#### GOAL:
Exactly the lines from the line holding "Write a Python" to the line holding "from bokeh.resources import INLINE", both lines included, are to be echoed; pictures are not.

#### DATASET ROWS:
☆ ☆ ☆

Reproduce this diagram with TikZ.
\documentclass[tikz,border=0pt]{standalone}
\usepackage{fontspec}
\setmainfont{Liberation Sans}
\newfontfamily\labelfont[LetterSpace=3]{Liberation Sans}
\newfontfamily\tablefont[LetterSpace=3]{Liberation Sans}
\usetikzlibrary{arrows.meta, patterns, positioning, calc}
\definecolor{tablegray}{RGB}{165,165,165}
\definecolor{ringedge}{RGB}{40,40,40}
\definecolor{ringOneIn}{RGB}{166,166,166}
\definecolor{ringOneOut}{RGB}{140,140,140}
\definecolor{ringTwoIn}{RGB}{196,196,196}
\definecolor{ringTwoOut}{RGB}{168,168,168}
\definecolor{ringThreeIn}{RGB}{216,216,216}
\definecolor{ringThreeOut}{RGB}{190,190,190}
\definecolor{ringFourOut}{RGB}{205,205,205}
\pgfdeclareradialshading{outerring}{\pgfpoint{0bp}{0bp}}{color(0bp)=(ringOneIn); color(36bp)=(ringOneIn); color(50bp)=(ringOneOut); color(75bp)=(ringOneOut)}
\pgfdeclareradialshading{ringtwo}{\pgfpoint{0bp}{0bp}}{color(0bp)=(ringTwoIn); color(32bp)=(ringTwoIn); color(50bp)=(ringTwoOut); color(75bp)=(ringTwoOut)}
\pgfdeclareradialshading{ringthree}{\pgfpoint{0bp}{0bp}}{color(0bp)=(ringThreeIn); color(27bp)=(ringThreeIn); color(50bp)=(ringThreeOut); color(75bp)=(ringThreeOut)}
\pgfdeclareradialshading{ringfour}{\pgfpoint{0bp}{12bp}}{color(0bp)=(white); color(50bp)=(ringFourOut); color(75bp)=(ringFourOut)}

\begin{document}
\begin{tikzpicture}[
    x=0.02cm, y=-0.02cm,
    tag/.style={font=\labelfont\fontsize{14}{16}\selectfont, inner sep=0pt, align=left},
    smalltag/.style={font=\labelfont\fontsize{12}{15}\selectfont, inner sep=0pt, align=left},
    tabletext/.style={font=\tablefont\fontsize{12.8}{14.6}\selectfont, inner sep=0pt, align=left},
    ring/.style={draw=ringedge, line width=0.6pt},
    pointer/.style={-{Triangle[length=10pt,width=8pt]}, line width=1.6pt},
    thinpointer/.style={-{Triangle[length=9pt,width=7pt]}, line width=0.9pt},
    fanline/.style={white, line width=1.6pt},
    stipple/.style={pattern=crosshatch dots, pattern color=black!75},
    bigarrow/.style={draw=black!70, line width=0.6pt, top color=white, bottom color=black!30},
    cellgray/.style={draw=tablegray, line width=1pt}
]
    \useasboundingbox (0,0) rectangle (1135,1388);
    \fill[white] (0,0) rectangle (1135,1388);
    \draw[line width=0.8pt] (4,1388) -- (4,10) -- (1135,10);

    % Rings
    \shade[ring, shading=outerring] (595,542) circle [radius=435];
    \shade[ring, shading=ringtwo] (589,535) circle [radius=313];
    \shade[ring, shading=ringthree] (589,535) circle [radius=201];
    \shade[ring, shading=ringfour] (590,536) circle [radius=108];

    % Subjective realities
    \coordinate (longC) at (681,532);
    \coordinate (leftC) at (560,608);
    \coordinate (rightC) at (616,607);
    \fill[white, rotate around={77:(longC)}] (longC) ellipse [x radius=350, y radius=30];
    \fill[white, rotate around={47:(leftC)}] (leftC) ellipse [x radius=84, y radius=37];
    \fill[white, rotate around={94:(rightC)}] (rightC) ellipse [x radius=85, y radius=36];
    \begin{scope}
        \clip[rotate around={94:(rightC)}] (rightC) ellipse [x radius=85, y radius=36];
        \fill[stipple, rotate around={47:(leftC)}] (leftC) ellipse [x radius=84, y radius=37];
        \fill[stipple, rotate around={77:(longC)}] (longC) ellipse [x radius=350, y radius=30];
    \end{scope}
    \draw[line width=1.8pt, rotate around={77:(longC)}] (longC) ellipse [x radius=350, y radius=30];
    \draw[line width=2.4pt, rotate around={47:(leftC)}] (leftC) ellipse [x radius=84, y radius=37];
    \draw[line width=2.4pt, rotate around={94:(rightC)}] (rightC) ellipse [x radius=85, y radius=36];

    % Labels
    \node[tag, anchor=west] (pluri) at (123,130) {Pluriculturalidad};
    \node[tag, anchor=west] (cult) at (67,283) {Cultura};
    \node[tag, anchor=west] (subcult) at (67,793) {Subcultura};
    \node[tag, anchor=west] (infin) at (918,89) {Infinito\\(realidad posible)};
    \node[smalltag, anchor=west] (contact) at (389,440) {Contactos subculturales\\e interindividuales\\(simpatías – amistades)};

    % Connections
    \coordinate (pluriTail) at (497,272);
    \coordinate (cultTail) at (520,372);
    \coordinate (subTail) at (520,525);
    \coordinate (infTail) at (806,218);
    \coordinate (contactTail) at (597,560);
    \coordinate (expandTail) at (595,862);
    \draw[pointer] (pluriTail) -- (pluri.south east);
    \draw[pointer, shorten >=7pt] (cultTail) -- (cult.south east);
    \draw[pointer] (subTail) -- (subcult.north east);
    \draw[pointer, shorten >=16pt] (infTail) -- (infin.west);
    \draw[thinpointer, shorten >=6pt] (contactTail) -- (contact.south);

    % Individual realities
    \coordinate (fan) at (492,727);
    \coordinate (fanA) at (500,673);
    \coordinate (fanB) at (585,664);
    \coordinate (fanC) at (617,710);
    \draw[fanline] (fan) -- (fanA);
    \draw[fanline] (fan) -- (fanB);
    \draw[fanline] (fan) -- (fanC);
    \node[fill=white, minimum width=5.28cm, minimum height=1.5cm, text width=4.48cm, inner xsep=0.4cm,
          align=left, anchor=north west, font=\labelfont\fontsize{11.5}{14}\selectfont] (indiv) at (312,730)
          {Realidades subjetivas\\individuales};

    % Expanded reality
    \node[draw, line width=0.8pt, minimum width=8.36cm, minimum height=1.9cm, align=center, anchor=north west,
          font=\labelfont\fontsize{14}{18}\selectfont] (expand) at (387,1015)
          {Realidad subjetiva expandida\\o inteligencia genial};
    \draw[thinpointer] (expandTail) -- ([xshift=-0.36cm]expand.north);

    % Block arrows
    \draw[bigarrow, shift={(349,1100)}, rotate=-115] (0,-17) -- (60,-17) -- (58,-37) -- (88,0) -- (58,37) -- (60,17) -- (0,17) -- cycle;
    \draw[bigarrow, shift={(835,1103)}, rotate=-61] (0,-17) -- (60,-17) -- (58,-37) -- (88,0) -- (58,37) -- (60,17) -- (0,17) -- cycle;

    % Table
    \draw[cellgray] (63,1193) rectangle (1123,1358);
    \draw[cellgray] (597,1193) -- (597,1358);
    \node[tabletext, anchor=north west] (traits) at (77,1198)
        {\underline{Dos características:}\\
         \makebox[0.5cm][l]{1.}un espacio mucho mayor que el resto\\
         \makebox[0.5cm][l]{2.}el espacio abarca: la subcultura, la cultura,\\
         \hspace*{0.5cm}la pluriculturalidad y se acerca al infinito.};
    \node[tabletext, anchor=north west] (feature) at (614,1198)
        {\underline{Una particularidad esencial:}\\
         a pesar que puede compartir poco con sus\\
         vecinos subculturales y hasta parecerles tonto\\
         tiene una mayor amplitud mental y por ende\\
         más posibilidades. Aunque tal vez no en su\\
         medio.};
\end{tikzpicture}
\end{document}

☆ ☆ ☆

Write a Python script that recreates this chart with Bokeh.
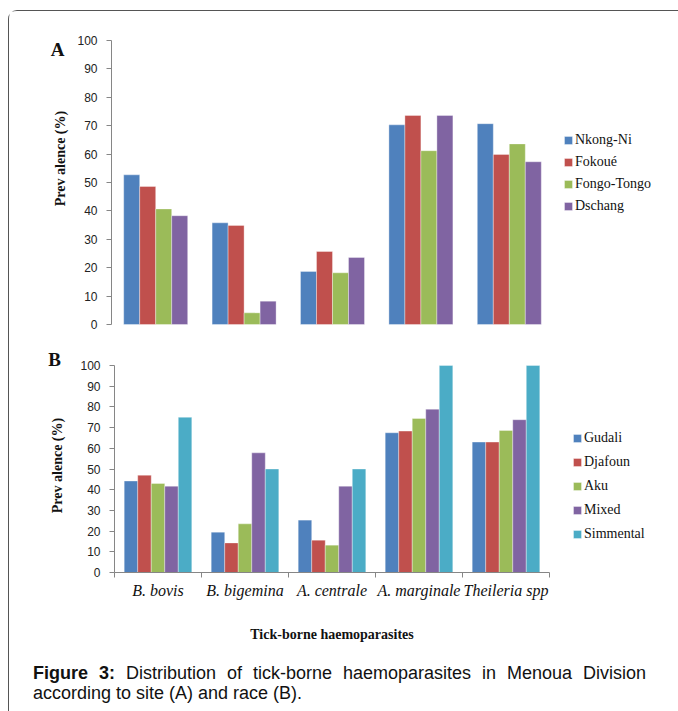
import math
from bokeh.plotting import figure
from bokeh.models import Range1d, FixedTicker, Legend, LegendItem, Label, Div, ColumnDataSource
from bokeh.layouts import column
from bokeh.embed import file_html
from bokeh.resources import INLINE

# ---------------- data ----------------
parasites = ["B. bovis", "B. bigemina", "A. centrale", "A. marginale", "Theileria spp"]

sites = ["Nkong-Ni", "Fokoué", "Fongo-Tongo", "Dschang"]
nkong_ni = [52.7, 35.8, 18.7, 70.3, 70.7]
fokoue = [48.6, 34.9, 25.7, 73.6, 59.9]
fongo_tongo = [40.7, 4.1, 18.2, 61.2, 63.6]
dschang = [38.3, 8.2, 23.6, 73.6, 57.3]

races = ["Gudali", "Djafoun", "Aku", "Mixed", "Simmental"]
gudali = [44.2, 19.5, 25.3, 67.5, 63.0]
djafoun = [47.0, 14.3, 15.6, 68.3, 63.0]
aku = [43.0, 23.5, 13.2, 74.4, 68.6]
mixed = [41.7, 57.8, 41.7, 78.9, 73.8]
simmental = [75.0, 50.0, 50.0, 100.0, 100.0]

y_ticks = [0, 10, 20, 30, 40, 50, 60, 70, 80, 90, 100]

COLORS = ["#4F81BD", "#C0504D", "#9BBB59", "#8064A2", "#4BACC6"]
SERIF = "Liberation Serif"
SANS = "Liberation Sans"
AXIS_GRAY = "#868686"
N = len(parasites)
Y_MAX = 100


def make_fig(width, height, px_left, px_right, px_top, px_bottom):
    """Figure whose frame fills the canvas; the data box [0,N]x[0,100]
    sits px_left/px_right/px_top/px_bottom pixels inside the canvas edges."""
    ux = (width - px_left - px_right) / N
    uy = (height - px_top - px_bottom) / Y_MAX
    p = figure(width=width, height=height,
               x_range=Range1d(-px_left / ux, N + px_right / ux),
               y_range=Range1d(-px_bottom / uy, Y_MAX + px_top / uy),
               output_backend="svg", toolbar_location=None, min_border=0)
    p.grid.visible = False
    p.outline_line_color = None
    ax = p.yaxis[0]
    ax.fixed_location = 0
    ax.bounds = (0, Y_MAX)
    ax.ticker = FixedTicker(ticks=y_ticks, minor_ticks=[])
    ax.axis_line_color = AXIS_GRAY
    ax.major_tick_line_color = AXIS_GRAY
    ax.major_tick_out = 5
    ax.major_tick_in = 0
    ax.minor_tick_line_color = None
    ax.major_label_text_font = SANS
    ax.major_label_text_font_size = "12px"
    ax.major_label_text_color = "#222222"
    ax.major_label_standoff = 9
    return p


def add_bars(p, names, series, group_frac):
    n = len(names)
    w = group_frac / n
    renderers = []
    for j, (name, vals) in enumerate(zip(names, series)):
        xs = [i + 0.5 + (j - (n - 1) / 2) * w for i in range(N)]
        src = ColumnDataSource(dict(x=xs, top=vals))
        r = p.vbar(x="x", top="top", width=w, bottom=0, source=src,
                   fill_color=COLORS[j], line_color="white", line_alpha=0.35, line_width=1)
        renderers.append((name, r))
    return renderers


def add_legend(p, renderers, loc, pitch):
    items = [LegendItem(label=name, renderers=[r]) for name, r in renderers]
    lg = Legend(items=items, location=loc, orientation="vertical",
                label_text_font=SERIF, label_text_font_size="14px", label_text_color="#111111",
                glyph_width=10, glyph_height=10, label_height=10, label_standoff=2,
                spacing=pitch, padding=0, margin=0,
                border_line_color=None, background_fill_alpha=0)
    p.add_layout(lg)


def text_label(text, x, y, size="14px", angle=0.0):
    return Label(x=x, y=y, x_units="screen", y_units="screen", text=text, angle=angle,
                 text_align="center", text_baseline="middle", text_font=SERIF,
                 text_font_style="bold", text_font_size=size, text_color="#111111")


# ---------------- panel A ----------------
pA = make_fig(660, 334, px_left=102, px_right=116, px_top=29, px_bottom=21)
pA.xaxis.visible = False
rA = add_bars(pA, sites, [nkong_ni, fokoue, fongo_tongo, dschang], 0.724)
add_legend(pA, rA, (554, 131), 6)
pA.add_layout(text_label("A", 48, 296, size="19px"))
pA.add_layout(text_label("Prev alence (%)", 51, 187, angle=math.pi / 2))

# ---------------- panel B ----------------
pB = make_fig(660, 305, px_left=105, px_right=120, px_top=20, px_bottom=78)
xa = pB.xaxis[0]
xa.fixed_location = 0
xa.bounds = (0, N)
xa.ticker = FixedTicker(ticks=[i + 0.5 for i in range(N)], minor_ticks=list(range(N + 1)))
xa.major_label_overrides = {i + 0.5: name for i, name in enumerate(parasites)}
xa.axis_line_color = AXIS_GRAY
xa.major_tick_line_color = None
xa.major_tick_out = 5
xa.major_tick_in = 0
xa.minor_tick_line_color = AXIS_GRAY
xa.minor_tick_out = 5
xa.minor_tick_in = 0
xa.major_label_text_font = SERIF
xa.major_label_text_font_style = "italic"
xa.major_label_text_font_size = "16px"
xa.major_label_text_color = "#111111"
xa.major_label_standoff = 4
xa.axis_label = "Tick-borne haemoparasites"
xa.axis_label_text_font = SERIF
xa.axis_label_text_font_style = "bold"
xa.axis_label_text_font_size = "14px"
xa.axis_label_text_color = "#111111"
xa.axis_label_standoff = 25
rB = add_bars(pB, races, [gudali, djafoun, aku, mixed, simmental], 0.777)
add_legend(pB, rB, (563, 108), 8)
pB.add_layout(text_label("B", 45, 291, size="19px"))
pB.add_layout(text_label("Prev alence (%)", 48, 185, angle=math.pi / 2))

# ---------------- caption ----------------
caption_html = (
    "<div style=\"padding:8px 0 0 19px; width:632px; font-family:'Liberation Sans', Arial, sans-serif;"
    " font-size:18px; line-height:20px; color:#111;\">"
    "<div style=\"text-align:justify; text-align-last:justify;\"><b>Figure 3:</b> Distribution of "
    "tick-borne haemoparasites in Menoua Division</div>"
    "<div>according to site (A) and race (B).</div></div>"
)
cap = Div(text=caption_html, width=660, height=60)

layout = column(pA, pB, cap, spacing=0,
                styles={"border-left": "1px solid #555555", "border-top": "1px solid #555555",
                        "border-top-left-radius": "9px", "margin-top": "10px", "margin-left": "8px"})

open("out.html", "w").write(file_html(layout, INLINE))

☆ ☆ ☆

#### ANSWER IN FULL:
Write a Python script that recreates this chart with Bokeh.
import math
from bokeh.plotting import figure
from bokeh.models import Range1d, FixedTicker, Legend, LegendItem, Label, Div, ColumnDataSource
from bokeh.layouts import column
from bokeh.embed import file_html
from bokeh.resources import INLINE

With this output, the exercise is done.